The key to soccer’s popularity may come in its simplicity. Basketball needs a hoop, tennis needs a net but soccer?
“Any number of people can come together with a soccer ball and a couple of pairs of shoes and enjoy playing together at the park any time,” said Tomaro. “It’s something that you can always have. Any time you go to the park, someone has a soccer ball. And you can just join in. It’s not something you have to have a whole lot of equipment and people to make a game work and have fun.”
That’s how many American kids were exposed to the sport — a quick pickup game at recess in elementary school without all the prep. But in middle school, interest in soccer can wane. Campbell believes this is an institutional issue.
“You have kids that are playing in elementary school and loving it,” she said. “But as you become a middle schooler knowing you’re going into high school, whether it’s parent encouragement or your own thought process, you think, ‘Oh, well, I’m going to be in high school and these are the sports that are offered. In middle school, I better be getting prepared for a high school sport.’ That’s where the drop-off is happening.”

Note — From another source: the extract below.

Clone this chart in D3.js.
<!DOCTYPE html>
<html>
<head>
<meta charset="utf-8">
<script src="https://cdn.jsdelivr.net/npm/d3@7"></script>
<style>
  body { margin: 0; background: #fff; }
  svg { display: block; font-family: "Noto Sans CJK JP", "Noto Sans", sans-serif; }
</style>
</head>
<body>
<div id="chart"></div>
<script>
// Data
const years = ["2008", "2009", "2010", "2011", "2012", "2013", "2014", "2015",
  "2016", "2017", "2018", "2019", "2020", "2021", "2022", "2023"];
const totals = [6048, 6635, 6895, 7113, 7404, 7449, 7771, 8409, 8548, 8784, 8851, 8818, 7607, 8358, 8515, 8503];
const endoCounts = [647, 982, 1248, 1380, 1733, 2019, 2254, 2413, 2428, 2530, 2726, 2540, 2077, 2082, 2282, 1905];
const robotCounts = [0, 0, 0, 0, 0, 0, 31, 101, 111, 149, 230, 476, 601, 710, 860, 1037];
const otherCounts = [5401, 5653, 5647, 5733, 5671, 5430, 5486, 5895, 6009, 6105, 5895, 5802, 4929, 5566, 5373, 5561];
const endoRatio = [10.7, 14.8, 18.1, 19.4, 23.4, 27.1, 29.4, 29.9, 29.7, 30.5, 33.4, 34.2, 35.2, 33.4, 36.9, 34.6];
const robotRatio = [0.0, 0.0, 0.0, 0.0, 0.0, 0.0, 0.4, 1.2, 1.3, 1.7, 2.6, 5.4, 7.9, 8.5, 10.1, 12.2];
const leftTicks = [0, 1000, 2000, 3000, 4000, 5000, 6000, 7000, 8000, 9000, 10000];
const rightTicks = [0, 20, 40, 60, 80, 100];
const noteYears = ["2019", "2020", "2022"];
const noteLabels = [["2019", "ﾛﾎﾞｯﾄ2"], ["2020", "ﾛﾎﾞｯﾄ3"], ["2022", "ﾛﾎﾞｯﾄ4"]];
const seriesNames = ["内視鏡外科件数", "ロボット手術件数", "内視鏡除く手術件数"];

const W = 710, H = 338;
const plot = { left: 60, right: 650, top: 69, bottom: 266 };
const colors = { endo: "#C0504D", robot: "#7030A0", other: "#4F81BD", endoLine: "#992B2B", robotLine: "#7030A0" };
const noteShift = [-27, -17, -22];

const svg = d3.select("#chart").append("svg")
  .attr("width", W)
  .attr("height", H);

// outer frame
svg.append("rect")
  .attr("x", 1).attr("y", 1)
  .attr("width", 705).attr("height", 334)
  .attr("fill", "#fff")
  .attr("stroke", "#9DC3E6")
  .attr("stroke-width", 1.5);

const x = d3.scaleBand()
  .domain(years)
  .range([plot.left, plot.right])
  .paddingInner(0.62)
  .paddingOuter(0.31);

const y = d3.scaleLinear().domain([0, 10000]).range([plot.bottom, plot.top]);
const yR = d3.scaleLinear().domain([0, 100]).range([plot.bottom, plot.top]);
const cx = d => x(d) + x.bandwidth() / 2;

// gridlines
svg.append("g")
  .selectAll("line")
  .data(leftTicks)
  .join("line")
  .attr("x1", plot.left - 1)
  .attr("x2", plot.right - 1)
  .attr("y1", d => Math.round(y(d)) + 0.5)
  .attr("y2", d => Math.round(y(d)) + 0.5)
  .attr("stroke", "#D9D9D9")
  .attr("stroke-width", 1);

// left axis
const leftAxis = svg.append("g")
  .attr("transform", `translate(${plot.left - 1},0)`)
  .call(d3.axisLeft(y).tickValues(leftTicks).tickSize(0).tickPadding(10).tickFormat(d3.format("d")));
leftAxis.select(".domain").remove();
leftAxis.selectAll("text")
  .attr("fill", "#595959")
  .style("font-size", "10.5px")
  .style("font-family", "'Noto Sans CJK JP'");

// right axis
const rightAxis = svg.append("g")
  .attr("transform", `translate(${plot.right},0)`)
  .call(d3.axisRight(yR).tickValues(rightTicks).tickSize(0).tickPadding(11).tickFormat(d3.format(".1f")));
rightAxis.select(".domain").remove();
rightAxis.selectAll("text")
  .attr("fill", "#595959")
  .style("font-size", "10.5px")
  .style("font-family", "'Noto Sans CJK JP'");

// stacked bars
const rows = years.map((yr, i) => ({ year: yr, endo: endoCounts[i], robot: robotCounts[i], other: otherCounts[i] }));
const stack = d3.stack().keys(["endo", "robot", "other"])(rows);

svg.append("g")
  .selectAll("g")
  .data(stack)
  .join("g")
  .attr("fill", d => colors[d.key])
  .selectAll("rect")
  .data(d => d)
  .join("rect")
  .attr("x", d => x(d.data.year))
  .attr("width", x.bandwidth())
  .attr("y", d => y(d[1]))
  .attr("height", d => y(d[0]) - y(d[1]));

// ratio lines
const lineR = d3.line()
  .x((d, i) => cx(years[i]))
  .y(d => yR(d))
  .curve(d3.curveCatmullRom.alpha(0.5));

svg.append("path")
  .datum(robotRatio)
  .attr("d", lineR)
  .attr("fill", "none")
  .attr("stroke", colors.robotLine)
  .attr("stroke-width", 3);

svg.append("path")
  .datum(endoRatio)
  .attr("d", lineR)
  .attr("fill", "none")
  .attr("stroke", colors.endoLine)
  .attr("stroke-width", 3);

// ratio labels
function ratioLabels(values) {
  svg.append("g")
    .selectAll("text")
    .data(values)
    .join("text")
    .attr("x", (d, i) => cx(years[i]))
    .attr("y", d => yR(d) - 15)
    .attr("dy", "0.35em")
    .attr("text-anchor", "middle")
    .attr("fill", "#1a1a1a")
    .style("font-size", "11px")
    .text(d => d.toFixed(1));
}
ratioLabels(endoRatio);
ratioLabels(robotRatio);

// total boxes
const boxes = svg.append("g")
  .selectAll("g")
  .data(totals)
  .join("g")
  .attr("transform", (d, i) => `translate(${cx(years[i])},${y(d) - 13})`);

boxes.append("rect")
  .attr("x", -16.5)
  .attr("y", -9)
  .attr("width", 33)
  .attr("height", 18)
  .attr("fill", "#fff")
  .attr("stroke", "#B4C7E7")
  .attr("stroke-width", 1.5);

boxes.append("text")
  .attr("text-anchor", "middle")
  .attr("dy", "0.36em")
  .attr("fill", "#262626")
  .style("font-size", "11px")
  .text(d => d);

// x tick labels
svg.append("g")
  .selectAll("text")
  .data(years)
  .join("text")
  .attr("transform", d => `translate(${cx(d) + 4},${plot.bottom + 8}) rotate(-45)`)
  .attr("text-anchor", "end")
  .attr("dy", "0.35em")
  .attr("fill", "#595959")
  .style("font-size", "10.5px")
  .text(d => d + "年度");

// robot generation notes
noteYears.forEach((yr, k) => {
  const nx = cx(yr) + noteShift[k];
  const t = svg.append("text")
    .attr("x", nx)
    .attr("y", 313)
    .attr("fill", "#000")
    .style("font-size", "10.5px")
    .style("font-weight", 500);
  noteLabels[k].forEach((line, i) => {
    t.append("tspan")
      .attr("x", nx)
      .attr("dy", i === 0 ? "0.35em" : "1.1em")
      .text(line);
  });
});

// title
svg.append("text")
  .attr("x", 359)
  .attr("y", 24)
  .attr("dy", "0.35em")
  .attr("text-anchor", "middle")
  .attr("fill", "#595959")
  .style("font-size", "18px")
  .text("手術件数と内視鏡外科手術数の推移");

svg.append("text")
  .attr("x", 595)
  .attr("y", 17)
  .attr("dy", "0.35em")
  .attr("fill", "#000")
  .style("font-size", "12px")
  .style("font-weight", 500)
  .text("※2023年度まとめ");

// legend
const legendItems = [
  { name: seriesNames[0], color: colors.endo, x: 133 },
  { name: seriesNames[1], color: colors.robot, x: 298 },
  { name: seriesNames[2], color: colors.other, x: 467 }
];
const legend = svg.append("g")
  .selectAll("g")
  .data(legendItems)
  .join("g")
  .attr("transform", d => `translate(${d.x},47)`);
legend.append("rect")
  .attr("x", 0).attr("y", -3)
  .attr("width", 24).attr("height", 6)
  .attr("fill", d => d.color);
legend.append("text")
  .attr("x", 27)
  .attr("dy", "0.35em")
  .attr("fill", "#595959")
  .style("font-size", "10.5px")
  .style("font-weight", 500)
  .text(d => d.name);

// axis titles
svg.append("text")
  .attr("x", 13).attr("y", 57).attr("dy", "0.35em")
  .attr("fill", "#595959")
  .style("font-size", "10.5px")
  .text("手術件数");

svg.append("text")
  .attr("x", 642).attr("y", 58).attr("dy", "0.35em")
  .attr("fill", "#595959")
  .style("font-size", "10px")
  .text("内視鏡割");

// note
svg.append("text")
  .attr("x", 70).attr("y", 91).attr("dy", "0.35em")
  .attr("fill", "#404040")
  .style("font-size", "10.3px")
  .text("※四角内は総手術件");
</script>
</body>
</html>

But the interest isn’t dropping off, as the numbers of the Siuslaw Youth Soccer Association show. Each season finds around 200 kids signing up to play, which lead to the creation of the pilot JV program at the Siuslaw School District. And that is an important step to keeping kids involved with athletics, Tomaro explained.
“Some kids only play soccer. If we don’t have a soccer team, they’re not going to be a high school athlete. They may be a really good athlete, but they don’t have an opportunity to represent their school,” she said.
And if they don’t have an opportunity to represent, they can have less ownership of their school.
“This is my personal opinion, but when kids have a chance to compete for their school, it’s more meaningful than just going and taking classes, which is also important,” Tomaro said. “To be able to step out on a field and say ‘I’m representing my school, I’m competing in the name of my school.’”
And that’s what makes soccer, and all sports, special to those who love it.
“I think it’s just being in a sport that you all love and enjoy playing together,” Campbell said. “Just like somebody that would be on a baseball team or a track team. You make friends and if you love that together, and you play that one thing together, representing where you’re from, then you just build a bond through that.”